ATRI officials said it identified a variety of technical issues related to research design flaws, validity of measurement techniques and interpretations and data conflicts within and across the study.  

“ATRI's report is an attempt to cloud the fact that the updated Hours of Service rule is working to ensure that truck drivers who work extreme schedules of up to 70 hours a week are getting the recuperation time they need before getting back behind the wheel. A well-rested commercial driver is a safer driver,” Marissa Padilla, a spokesperson for the FMCSA, told The Trucker.

 She said the third-party study released earlier this year was one of the largest real-world studies ever conducted with commercial drivers.

“The research found that drivers who began their work week following a 34-hour restart break with just one nighttime period of rest, as compared to two exhibited more lapses of attention, especially at night; reported greater sleepiness, especially toward the end of their duty periods; and showed increased lane deviation (i.e., more variability in lateral lane position) in the morning, afternoon and at night,” she said.

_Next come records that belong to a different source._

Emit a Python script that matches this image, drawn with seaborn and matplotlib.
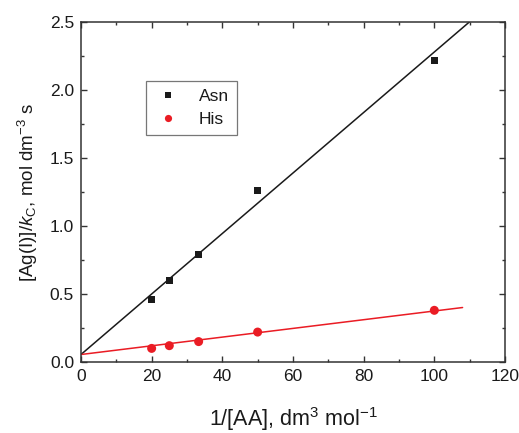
import numpy as np
import pandas as pd
import matplotlib
matplotlib.use("Agg")
import matplotlib.pyplot as plt
import seaborn as sns
from matplotlib.ticker import MultipleLocator, FormatStrFormatter

sns.set_style("ticks")
plt.rcParams["font.family"] = ["Liberation Sans", "DejaVu Sans"]
plt.rcParams["mathtext.fontset"] = "custom"
plt.rcParams["mathtext.rm"] = "Liberation Sans"
plt.rcParams["mathtext.it"] = "Liberation Sans:italic"

# Measured points: reciprocal amino-acid concentration vs [Ag(I)]/k_C
inv_aa = [20, 25, 33.3, 50, 100]
asn_y = [0.46, 0.60, 0.79, 1.26, 2.22]
his_y = [0.10, 0.12, 0.15, 0.22, 0.38]

# Linear fits (intercept, slope) and their drawn x-ranges
asn_fit = (0.055, 0.02225)
his_fit = (0.055, 0.00320)
asn_fit_x = [0, 112]
his_fit_x = [0, 108]

black = "#1a1a1a"
red = "#ea1c24"

pts = pd.DataFrame({
    "x": inv_aa * 2,
    "y": asn_y + his_y,
    "AA": ["Asn"] * len(inv_aa) + ["His"] * len(inv_aa),
})

fig = plt.figure(figsize=(5.19, 4.33), dpi=100)
ax = fig.add_axes([0.156, 0.164, 0.817, 0.785])

# fit lines
for (b0, b1), xr, col in [(asn_fit, asn_fit_x, black), (his_fit, his_fit_x, red)]:
    xl = np.array(xr, dtype=float)
    sns.lineplot(x=xl, y=b0 + b1 * xl, color=col, lw=1.1, ax=ax, legend=False)

sns.scatterplot(data=pts, x="x", y="y", hue="AA", style="AA", size="AA",
                palette={"Asn": black, "His": red},
                markers={"Asn": "s", "His": "o"},
                sizes={"Asn": 27, "His": 42},
                edgecolor="none", linewidth=0, ax=ax)

ax.set_xlim(0, 120)
ax.set_ylim(0, 2.5)
ax.xaxis.set_major_locator(MultipleLocator(20))
ax.xaxis.set_minor_locator(MultipleLocator(10))
ax.yaxis.set_major_locator(MultipleLocator(0.5))
ax.yaxis.set_minor_locator(MultipleLocator(0.25))
ax.yaxis.set_major_formatter(FormatStrFormatter("%.1f"))

ax.tick_params(which="both", direction="in", top=True, right=True,
               labelsize=12.5, color="#333333", labelcolor="#1a1a1a",
               width=1.0, pad=5)
ax.tick_params(which="major", length=4.5)
ax.tick_params(which="minor", length=2.5)
for sp in ax.spines.values():
    sp.set_color("#333333")
    sp.set_linewidth(1.1)

ax.set_xlabel(r"1/[AA], dm$^3$ mol$^{-1}$", fontsize=15.5, labelpad=15,
              color="#1a1a1a")
ax.set_ylabel(r"[Ag(I)]/$\mathit{k}_{\rm C}$, mol dm$^{-3}$ s", fontsize=13.5,
              labelpad=7, color="#1a1a1a")

leg = ax.legend(loc="upper left", bbox_to_anchor=(0.153, 0.826), frameon=True,
                fancybox=False, edgecolor="#555555", fontsize=12.5,
                borderaxespad=0, handletextpad=1.0, borderpad=0.45,
                labelspacing=0.45, markerscale=0.8, handlelength=1.6)
leg.get_frame().set_linewidth(0.9)
for t in leg.get_texts():
    t.set_color("#1a1a1a")

fig.savefig("out.png", dpi=100)
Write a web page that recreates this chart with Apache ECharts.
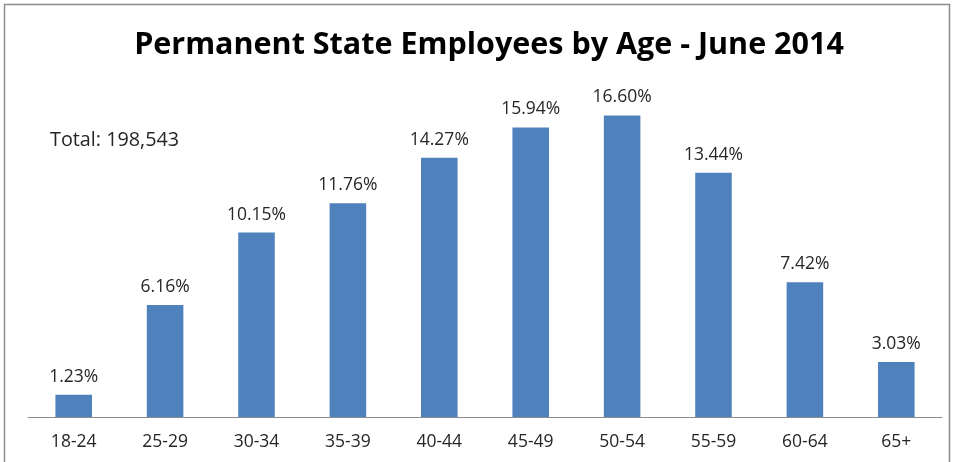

The FMCSA study was undertaken at the direction of Congress as part of MAP-21 and was designed to study the efficacy of the restart provisions which went into effect July 1, 2013, and collected fatigue measurements from 106 truck drivers during two duty cycles that included two restart breaks.

Norita Taylor, a spokesperson for the Owner-Operator Independent Drivers Association, said of the report that “Their findings appear to agree with the skepticism we’ve expressed previously about the field study. The study is not applicable or relevant to the majority of the trucking population since it did not represent those actually affected by the regulations.”

ATRI’s Technical Memorandum documents the following issues with FMCSA’s report:

• The field study report purports to have measured differences between restarts with one and two nighttime periods (1 a.m. to 5 .a.m.) but instead measured differences in restarts that range from 34 hours to an unknown/non-limited number of hours off-duty.

• MAP-21 required that the field study be “representative of the drivers and motor carriers regulated by the Hours of Service regulations” but the study includes, on average, less than 12 days’ worth of data for each of only 106 drivers.

• The FMCSA field study does not present research to support the limitation of the use of the 34-hour restart to once per week (168 hours).

• Use of the 3-minute Psychomotor Vigilance Test (PVT) showed lapses of attention by drivers in both duty cycle groups, but offered no link between the average number of lapses, fatigue and the safe operation of commercial vehicles.

• The two duty cycle groups had lane deviation measurements that differed by 1/10th of a centimeter and the study authors provided no evidence that these findings are relevant or have a nexus to driver fatigue in either of the two groups.

• The difference in sleep obtained by the two duty cycle groups on their restart breaks differed by only six minutes per 24-hour period.

• Average driver scores on the subjective sleepiness scale did not indicate any level of sleepiness.

• The study confirms that drivers in the “two or more nighttime” group are more likely to drive during the day; a time when FMCSA’s own data shows a higher crash risk.

“FMCSA has heard loud and clear from carriers and drivers that the new rules are not advancing safety and are creating additional stress and fatigue on the part of truck drivers,” commented Steve Rush, president of Carbon Express Inc. in Wharton, N.J.  “ATRI’s analysis raises enough questions about FMCSA’s own study that should compel a comprehensive review of the entire rule.”